### Problem details
Starting at the top of the listing, extract every line up to and including the one with "plt.rcParams['font.family'] = ['Liberation". Pictures stay out of the copy.

Plotting code records:
* * *

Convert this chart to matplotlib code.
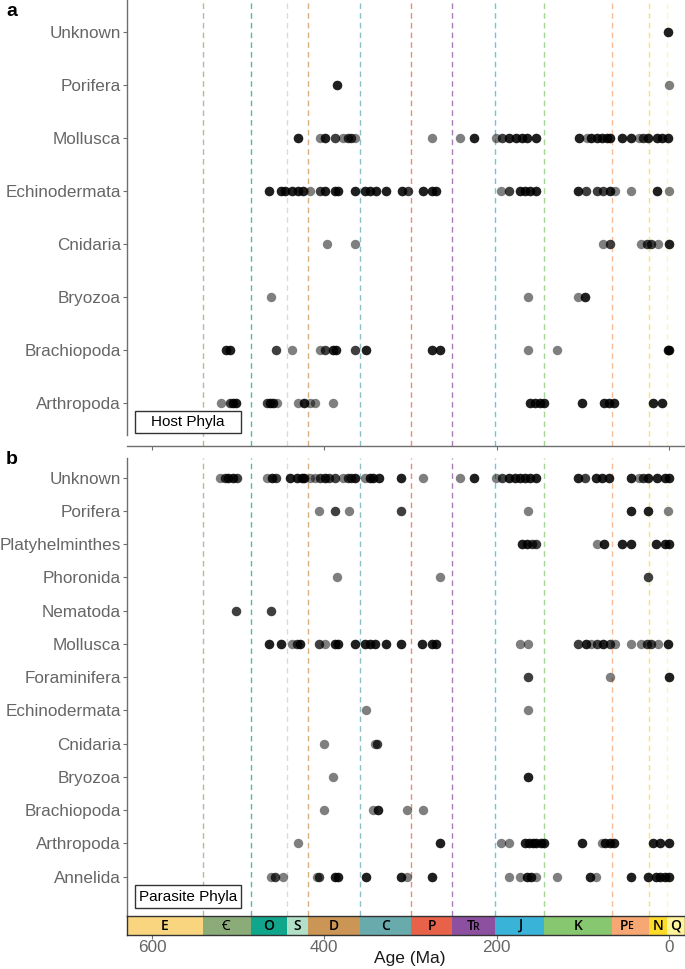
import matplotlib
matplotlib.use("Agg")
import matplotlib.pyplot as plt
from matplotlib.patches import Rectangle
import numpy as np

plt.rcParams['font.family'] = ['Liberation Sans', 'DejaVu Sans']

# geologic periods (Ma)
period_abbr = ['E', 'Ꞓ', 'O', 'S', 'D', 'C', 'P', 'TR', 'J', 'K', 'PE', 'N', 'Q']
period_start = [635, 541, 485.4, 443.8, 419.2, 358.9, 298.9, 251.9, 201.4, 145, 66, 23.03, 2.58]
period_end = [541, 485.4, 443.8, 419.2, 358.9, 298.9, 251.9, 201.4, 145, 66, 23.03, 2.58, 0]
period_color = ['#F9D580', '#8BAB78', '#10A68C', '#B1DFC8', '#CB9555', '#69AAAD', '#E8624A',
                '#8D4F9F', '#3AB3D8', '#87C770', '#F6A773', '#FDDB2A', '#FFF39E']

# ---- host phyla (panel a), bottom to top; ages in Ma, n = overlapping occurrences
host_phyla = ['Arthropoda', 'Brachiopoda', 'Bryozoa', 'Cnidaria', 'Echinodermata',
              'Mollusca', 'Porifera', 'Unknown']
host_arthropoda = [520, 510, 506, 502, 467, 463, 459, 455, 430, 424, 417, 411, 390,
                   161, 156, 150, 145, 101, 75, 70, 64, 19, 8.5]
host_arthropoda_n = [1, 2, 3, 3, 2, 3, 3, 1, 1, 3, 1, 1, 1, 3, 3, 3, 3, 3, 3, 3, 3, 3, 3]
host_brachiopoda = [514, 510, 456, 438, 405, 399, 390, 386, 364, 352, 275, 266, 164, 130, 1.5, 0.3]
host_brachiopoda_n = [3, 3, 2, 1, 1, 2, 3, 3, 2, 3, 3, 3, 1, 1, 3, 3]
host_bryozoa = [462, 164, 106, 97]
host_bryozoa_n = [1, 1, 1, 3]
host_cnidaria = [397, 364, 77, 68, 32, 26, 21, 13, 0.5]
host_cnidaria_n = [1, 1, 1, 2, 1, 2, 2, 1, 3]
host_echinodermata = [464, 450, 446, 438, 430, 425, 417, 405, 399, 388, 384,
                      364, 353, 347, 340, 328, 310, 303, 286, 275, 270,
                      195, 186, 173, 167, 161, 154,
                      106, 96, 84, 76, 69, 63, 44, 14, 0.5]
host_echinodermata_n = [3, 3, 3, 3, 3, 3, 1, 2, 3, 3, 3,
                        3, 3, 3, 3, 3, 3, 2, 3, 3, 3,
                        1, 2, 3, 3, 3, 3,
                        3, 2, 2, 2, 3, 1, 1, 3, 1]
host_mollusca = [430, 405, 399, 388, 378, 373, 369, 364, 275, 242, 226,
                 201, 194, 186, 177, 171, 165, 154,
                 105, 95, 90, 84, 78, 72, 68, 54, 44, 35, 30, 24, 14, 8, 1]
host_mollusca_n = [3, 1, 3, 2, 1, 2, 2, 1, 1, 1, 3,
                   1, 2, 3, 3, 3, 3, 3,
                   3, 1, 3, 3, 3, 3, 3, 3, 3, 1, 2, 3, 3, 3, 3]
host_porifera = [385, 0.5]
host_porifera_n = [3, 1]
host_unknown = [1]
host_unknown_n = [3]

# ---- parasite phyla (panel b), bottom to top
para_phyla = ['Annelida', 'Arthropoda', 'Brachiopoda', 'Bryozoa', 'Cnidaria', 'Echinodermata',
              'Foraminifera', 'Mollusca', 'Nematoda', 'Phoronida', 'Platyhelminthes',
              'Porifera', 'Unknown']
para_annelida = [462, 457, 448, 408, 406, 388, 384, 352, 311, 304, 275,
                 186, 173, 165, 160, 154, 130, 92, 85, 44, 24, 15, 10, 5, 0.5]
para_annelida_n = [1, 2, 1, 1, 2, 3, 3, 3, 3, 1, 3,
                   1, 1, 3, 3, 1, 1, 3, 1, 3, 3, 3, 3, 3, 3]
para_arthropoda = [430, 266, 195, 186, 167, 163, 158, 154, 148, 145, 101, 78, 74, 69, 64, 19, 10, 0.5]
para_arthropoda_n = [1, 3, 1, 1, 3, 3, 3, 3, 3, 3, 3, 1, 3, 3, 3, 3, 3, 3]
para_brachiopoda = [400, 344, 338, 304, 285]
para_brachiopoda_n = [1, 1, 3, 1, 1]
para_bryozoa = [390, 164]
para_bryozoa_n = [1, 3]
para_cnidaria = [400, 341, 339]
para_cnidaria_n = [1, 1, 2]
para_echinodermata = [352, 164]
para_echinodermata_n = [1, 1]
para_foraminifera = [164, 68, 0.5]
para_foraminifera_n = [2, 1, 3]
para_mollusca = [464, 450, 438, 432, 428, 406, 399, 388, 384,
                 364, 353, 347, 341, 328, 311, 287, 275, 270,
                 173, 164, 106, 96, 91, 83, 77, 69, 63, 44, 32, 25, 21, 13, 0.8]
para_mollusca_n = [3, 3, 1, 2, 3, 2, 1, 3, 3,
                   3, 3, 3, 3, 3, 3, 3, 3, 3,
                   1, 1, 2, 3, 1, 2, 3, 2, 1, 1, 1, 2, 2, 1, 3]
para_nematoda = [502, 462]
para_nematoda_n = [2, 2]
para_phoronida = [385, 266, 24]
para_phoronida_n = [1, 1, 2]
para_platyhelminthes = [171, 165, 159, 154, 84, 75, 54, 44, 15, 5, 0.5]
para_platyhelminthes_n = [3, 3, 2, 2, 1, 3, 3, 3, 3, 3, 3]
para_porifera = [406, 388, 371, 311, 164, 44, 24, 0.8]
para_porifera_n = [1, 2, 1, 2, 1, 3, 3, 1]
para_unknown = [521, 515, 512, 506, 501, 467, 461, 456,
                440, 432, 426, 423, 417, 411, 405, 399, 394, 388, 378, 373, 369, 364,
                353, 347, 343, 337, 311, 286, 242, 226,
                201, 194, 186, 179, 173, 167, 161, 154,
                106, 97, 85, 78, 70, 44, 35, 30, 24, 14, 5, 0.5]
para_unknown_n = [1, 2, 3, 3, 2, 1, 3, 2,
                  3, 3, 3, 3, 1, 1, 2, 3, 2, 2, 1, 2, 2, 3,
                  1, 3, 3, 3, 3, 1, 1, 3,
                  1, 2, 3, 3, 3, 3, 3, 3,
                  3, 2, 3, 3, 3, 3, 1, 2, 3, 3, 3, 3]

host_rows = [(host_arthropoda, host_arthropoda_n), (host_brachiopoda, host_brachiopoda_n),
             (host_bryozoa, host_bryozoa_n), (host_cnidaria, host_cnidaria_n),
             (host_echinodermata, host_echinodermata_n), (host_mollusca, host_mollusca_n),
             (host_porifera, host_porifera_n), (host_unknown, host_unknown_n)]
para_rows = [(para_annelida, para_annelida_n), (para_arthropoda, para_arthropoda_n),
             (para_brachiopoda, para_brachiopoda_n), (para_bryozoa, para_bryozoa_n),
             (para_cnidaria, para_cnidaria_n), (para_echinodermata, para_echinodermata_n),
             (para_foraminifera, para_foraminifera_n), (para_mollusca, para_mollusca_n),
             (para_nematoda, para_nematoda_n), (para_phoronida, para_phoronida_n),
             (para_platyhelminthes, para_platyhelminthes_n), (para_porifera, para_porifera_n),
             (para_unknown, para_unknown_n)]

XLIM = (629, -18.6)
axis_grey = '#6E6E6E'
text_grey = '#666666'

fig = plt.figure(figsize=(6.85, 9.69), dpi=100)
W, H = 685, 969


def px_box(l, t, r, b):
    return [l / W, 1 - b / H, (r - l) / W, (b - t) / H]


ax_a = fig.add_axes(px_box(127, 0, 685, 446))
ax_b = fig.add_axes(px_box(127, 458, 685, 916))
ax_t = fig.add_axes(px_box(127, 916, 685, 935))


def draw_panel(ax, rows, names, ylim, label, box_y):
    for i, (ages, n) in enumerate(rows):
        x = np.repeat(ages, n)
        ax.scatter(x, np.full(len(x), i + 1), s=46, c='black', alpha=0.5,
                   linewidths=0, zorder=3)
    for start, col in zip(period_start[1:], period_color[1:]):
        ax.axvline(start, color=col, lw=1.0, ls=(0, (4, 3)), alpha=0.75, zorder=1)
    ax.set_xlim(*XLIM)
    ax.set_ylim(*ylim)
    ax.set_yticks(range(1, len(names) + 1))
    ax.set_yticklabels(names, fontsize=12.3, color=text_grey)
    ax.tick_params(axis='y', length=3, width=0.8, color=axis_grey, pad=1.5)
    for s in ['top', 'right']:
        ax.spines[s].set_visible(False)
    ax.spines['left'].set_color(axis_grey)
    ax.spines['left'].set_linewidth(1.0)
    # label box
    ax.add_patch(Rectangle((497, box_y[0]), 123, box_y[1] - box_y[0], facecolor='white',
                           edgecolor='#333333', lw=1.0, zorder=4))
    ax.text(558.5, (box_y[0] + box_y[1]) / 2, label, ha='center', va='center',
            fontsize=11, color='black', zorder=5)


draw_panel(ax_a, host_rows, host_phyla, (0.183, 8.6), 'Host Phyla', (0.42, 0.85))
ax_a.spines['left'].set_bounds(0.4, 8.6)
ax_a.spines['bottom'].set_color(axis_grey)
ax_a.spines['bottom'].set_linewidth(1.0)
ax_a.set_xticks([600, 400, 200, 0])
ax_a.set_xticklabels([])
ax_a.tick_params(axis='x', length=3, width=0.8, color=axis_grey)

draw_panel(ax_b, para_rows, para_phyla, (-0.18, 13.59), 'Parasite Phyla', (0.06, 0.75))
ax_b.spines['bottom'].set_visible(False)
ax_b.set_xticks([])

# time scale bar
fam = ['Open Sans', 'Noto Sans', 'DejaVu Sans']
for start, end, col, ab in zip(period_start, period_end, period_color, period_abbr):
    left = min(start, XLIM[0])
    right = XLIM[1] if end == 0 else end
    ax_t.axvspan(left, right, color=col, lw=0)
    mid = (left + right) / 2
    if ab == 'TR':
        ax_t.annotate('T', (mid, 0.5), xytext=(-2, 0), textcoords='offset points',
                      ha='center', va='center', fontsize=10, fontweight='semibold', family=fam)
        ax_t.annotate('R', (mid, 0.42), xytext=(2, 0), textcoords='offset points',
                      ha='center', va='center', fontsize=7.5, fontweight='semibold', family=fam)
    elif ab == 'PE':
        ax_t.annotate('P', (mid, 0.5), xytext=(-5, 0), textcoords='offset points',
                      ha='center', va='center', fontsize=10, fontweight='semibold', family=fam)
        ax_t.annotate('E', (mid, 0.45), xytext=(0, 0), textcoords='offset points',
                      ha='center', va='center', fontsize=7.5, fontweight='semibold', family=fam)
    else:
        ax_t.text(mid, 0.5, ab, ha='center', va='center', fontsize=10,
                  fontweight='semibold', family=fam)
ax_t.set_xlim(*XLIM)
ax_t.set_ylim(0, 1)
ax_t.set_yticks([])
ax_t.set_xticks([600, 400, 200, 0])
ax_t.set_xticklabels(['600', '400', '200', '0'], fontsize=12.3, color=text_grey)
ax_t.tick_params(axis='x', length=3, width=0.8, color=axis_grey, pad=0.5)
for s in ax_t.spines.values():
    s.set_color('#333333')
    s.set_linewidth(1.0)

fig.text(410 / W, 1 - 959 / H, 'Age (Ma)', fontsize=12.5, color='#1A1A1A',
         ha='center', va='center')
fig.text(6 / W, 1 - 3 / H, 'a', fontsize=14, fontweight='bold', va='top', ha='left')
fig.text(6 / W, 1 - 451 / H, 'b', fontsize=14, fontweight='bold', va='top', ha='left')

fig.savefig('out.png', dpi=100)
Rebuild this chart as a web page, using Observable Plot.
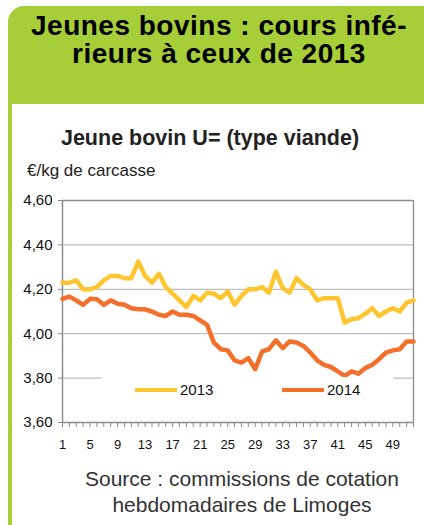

* * *

### Solution
Convert this chart to matplotlib code.
import matplotlib
matplotlib.use("Agg")
import matplotlib.pyplot as plt
from matplotlib.patches import Rectangle
import numpy as np

plt.rcParams['font.family'] = ['Liberation Sans', 'DejaVu Sans']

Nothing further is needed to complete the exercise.